Furthermore, the Paley Center for Media in Beverly Hills is currently showing a pop-up exhibition of Crabtree’s actual Handmaid’s Tale costumes for those ladies who want to make sure they’ve copied Offred down to the tiniest stitching detail. And then there are the endless media interviews with Crabtree (Vanity Fair‘s”The Hidden Meaning in Those Eerie Costumes,” Think Progress‘s “Dressing for Dystopia”) in which the designer—like practically every media commentator on the Hulu show—links the series’ darkness (or redness, if you will) to the current dystopian rule of President You Know Who:
Even before The Handmaid’s Tale began its series run on May 1, women were crafting their own homemade Handmaid outfits. A bunch of them showed clad in red capes and white bonnets at a session of the Texas Legislature in March to protest abortion restrictions that the lawmakers were then debating.

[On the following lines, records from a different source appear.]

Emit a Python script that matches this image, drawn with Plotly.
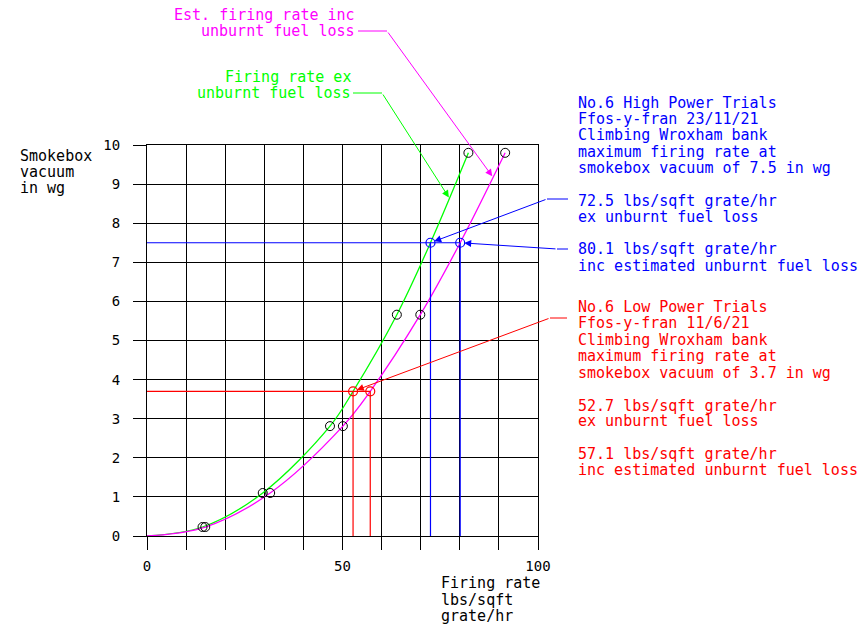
import plotly.graph_objects as go

# ---------------- data ----------------
vacuum = [0.0, 0.23, 1.1, 2.81, 5.66, 9.8]          # smokebox vacuum, in wg
rate_ex = [0.0, 14.2, 29.6, 46.8, 63.9, 82.2]        # firing rate ex unburnt fuel loss
rate_inc = [0.0, 14.9, 31.5, 50.1, 69.9, 91.6]       # est. firing rate inc unburnt fuel loss

low_vac = 3.7
low_ex, low_inc = 52.7, 57.1
high_vac = 7.5
high_ex, high_inc = 72.5, 80.1

# pointer positions for curve labels
ex_label_pt = (77.2, 8.66)
inc_label_pt = (88.3, 9.2)

x_ticks = list(range(0, 101, 10))
x_ticktext = ["0", "", "", "", "", "50", "", "", "", "", "100"]
y_ticks = list(range(0, 11))

# ---------------- geometry helpers ----------------
W_FIG, H_FIG = 866, 624
L, T, W, H = 147, 145, 391, 391
B = T + H

def dx(p):  # pixel -> data x
    return (p - L) / W * 100.0

def dy(p):  # pixel -> data y
    return (B - p) / H * 10.0

def px_(p):
    return (p - L) / W

def py_(p):
    return (B - p) / H

FONT = "DejaVu Sans Mono"
GREEN = "#00ff00"
MAG = "#ff00ff"
BLUE = "#0000ff"
RED = "#ff0000"

fig = go.Figure()

# curves (spline through measured points and read-off points)
def merged(xs, ys, extra):
    pts = sorted(list(zip(xs, ys)) + extra)
    return [p[0] for p in pts], [p[1] for p in pts]

gx, gy = merged(rate_ex, vacuum, [(low_ex, low_vac), (high_ex, high_vac)])
mx, my = merged(rate_inc, vacuum, [(low_inc, low_vac), (high_inc, high_vac)])

fig.add_trace(go.Scatter(x=gx, y=gy, mode="lines",
                         line=dict(color=GREEN, width=1.3, shape="spline", smoothing=1.0),
                         hoverinfo="skip"))
fig.add_trace(go.Scatter(x=mx, y=my, mode="lines",
                         line=dict(color=MAG, width=1.3, shape="spline", smoothing=1.0),
                         hoverinfo="skip"))

# reference lines
fig.add_trace(go.Scatter(x=[0, low_inc, None, low_ex, low_ex, None, low_inc, low_inc],
                         y=[low_vac, low_vac, None, low_vac, 0, None, low_vac, 0],
                         mode="lines", line=dict(color=RED, width=1.2), hoverinfo="skip"))
fig.add_trace(go.Scatter(x=[0, high_inc, None, high_ex, high_ex, None, high_inc, high_inc],
                         y=[high_vac, high_vac, None, high_vac, 0, None, high_vac, 0],
                         mode="lines", line=dict(color=BLUE, width=1.2), hoverinfo="skip"))

# measured points
fig.add_trace(go.Scatter(x=rate_ex[1:] + rate_inc[1:], y=vacuum[1:] + vacuum[1:],
                         mode="markers", cliponaxis=False,
                         marker=dict(symbol="circle-open", size=9, color="black",
                                     line=dict(width=1, color="black")),
                         hoverinfo="skip"))
fig.add_trace(go.Scatter(x=[low_ex, low_inc], y=[low_vac, low_vac], mode="markers",
                         marker=dict(symbol="circle-open", size=9, color=RED,
                                     line=dict(width=1.2, color=RED)), hoverinfo="skip"))
fig.add_trace(go.Scatter(x=[high_ex, high_inc], y=[high_vac, high_vac], mode="markers",
                         marker=dict(symbol="circle-open", size=9, color=BLUE,
                                     line=dict(width=1.2, color=BLUE)), hoverinfo="skip"))

annotations = []
shapes = []

def text(lines, x_px, y_list, color, anchor="left", size=15):
    for s, yv in zip(lines, y_list):
        annotations.append(dict(text=s, x=px_(x_px), y=py_(yv), xref="paper", yref="paper",
                                xanchor=anchor, yanchor="middle", showarrow=False,
                                font=dict(family=FONT, size=size, color=color)))

def hseg(x0, x1, yv, color):
    shapes.append(dict(type="line", xref="paper", yref="paper",
                       x0=px_(x0), x1=px_(x1), y0=py_(yv), y1=py_(yv),
                       line=dict(color=color, width=1)))

def arrow(tip, tail_px, color, standoff=0):
    annotations.append(dict(x=tip[0], y=tip[1], xref="x", yref="y",
                            ax=dx(tail_px[0]), ay=dy(tail_px[1]), axref="x", ayref="y",
                            text="", showarrow=True, arrowhead=2, arrowsize=1.4,
                            arrowwidth=1, arrowcolor=color, standoff=standoff))

# curve labels
text(["Est. firing rate inc", "unburnt fuel loss"], 357, [15, 31], MAG, anchor="right")
hseg(358, 387, 31, MAG)
arrow(inc_label_pt, (387, 31), MAG)

text(["Firing rate ex", "unburnt fuel loss"], 353, [77, 93], GREEN, anchor="right")
hseg(353, 382, 93, GREEN)
arrow(ex_label_pt, (382, 93), GREEN)

# high power block
text(["No.6 High Power Trials", "Ffos-y-fran 23/11/21", "Climbing Wroxham bank",
      "maximum firing rate at", f"smokebox vacuum of {high_vac} in wg"],
     576, [103, 119, 135, 152, 168], BLUE)
text([f"{high_ex} lbs/sqft grate/hr", "ex unburnt fuel loss"], 576, [201, 217], BLUE)
text([f"{high_inc} lbs/sqft grate/hr", "inc estimated unburnt fuel loss"], 576, [249, 266], BLUE)
hseg(547, 568, 199, BLUE)
arrow((high_ex, high_vac), (547, 199), BLUE, standoff=4)
hseg(557, 568, 249, BLUE)
arrow((high_inc, high_vac), (557, 249), BLUE, standoff=4)

# low power block
text(["No.6 Low Power Trials", "Ffos-y-fran 11/6/21", "Climbing Wroxham bank",
      "maximum firing rate at", f"smokebox vacuum of {low_vac} in wg"],
     576, [307, 323, 340, 356, 373], RED)
text([f"{low_ex} lbs/sqft grate/hr", "ex unburnt fuel loss"], 576, [406, 421], RED)
text([f"{low_inc} lbs/sqft grate/hr", "inc estimated unburnt fuel loss"], 576, [454, 470], RED)
hseg(550, 567, 318, RED)
arrow((low_ex, low_vac), (550, 318), RED, standoff=4)

# axis titles
text(["Smokebox", "vacuum", "in wg"], 18, [156, 172, 188], "black")
text(["Firing rate", "lbs/sqft", "grate/hr"], 439, [583, 600, 616], "black")

axis_common = dict(showgrid=True, gridcolor="black", gridwidth=1, zeroline=False,
                   showline=True, linecolor="black", linewidth=1, mirror=True,
                   ticks="outside", ticklen=13, tickcolor="black", tickwidth=1,
                   tickfont=dict(family=FONT, size=14, color="black"), fixedrange=True)

fig.update_layout(
    width=W_FIG, height=H_FIG, autosize=False,
    margin=dict(l=L, r=W_FIG - L - W, t=T, b=H_FIG - B),
    paper_bgcolor="white", plot_bgcolor="white",
    showlegend=False,
    xaxis=dict(range=[0, 100], tickvals=x_ticks, ticktext=x_ticktext,
               ticklabelstandoff=4, **axis_common),
    yaxis=dict(range=[0, 10], tickvals=y_ticks, ticklabelstandoff=10, **axis_common),
    annotations=annotations,
    shapes=shapes,
)

fig.write_html("out.html", config={"displayModeBar": False},
               post_script="document.body.style.margin='0';document.body.style.padding='0';"
                           "document.body.style.overflow='hidden';")
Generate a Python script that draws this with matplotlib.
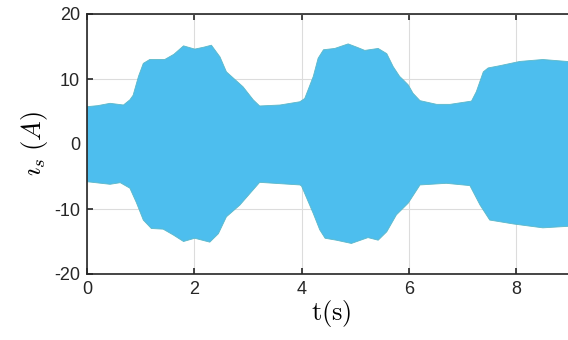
import numpy as np
import matplotlib.pyplot as plt

plt.rcParams['font.family'] = ['Liberation Sans', 'DejaVu Sans']
plt.rcParams['mathtext.fontset'] = 'cm'
plt.rcParams['axes.unicode_minus'] = False

# ── Envelope of the stator current ────────────────────────────────
t_up = [0, 0.2, 0.43, 0.68, 0.80, 0.86, 0.96, 1.05, 1.17, 1.45, 1.62, 1.80,
        2.01, 2.18, 2.32, 2.48, 2.60, 2.91, 3.10, 3.22, 3.60, 3.97, 4.06, 4.22,
        4.31, 4.41, 4.62, 4.87, 5.03, 5.18, 5.43, 5.59, 5.71, 5.83, 5.90, 5.99,
        6.08, 6.21, 6.52, 6.77, 7.17, 7.26, 7.39, 7.48, 7.70, 8.07, 8.50, 9.1]
i_up = [5.74, 5.9, 6.26, 6.0, 6.8, 7.5, 10.4, 12.4, 13.0, 13.0, 13.8, 15.1,
        14.6, 14.9, 15.2, 13.4, 11.1, 8.8, 6.8, 5.85, 6.0, 6.5, 7.0, 10.4,
        13.2, 14.5, 14.7, 15.4, 14.9, 14.4, 14.7, 13.9, 11.9, 10.4, 9.85, 9.1,
        7.8, 6.67, 6.1, 6.1, 6.6, 8.05, 11.1, 11.7, 12.05, 12.7, 13.0, 12.6]

t_lo = [0, 0.43, 0.62, 0.80, 0.92, 1.05, 1.2, 1.42, 1.61, 1.80, 2.01, 2.29,
        2.45, 2.60, 2.85, 3.22, 3.97, 4.0, 4.22, 4.34, 4.44, 4.65, 4.93, 5.24,
        5.43, 5.59, 5.77, 5.99, 6.21, 6.70, 7.14, 7.33, 7.51, 7.95, 8.50, 9.1]
i_lo = [-5.8, -6.2, -5.95, -6.8, -9.0, -11.7, -13.0, -13.1, -14.0, -15.0,
        -14.5, -15.1, -13.8, -11.2, -9.4, -5.9, -6.3, -6.46, -10.7, -13.2,
        -14.5, -14.8, -15.3, -14.4, -14.8, -13.5, -10.9, -9.1, -6.3, -6.05,
        -6.4, -9.4, -11.7, -12.3, -12.9, -12.6]

x_ticks = [0, 2, 4, 6, 8]
y_ticks = [-20, -10, 0, 10, 20]

c_fill = '#4DBEEE'

fig = plt.figure(figsize=(5.68, 3.40), dpi=100)
ax = fig.add_axes([87 / 568, 66 / 340, 488 / 568, 260 / 340])

ax.fill(np.r_[t_up, t_lo[::-1]], np.r_[i_up, i_lo[::-1]],
        facecolor=c_fill, linewidth=0.6, edgecolor='#5cb8c8', zorder=2)

ax.set_xlim(0, 9.1)
ax.set_ylim(-20, 20)
ax.set_xticks(x_ticks)
ax.set_yticks(y_ticks)
ax.grid(True, color='#dcdcdc', linewidth=0.8, zorder=0)
ax.set_axisbelow(True)
ax.tick_params(direction='in', length=4, width=1.2, labelsize=13,
               top=True, right=True, colors='#262626', pad=5)
for s in ax.spines.values():
    s.set_color('#262626')
    s.set_linewidth(1.2)

ax.set_xlabel(r'$\mathrm{t(s)}$', fontsize=19, labelpad=0)
ax.set_ylabel(r'$\imath_s\;(A)$', fontsize=19, labelpad=3)

plt.savefig('out.png', dpi=100)
plt.close()
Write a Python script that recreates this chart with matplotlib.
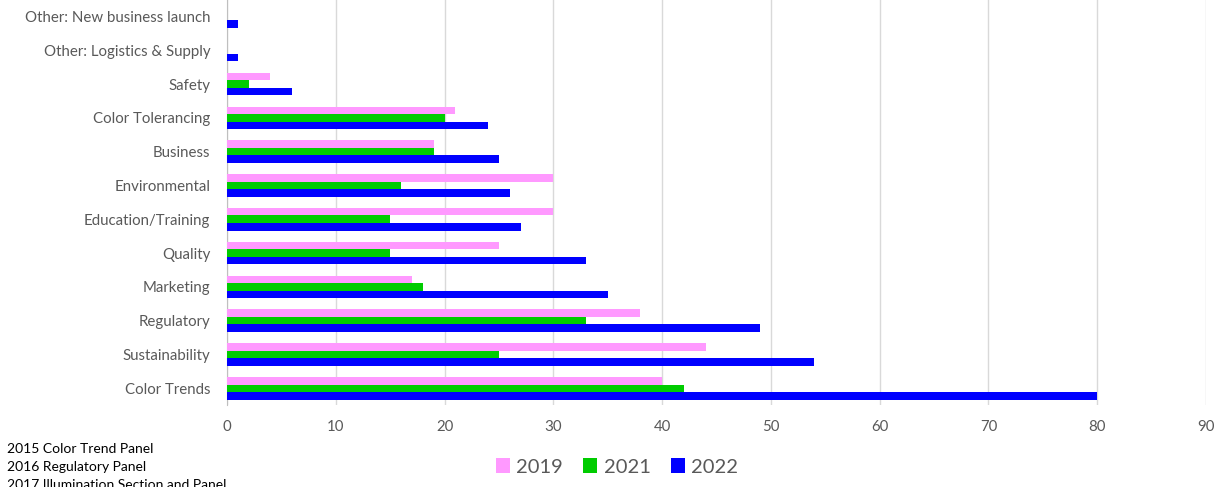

Now there are lots of possible reasons for the fascination with this one particular costume: Handmaid red is the new pussy hat pink. My own theory is what I call the 50 Shades of Red theory: Women love them some fantasy of being dominated, and what could be more submissive than wearing one of those eyesight-confining white bonnets, sort of like the blindfold that Anastasia of the other 50 Shades fame is obliged to wear at the behest of her own particular Commander. That plus a dress that screams, “Hey, I’m fertile! Come and get me!”
Indeed in real life, if the few fertile women left—who would coincidentally be young women at their peak of attractiveness—were walking around announcing their childbearing eligibility by their conspicuous clothing, men, instead of enslaving them, would be fighting over them like wolves over deer carcasses. There wouldn’t be a Republic of Gilead. There would be Armageddon.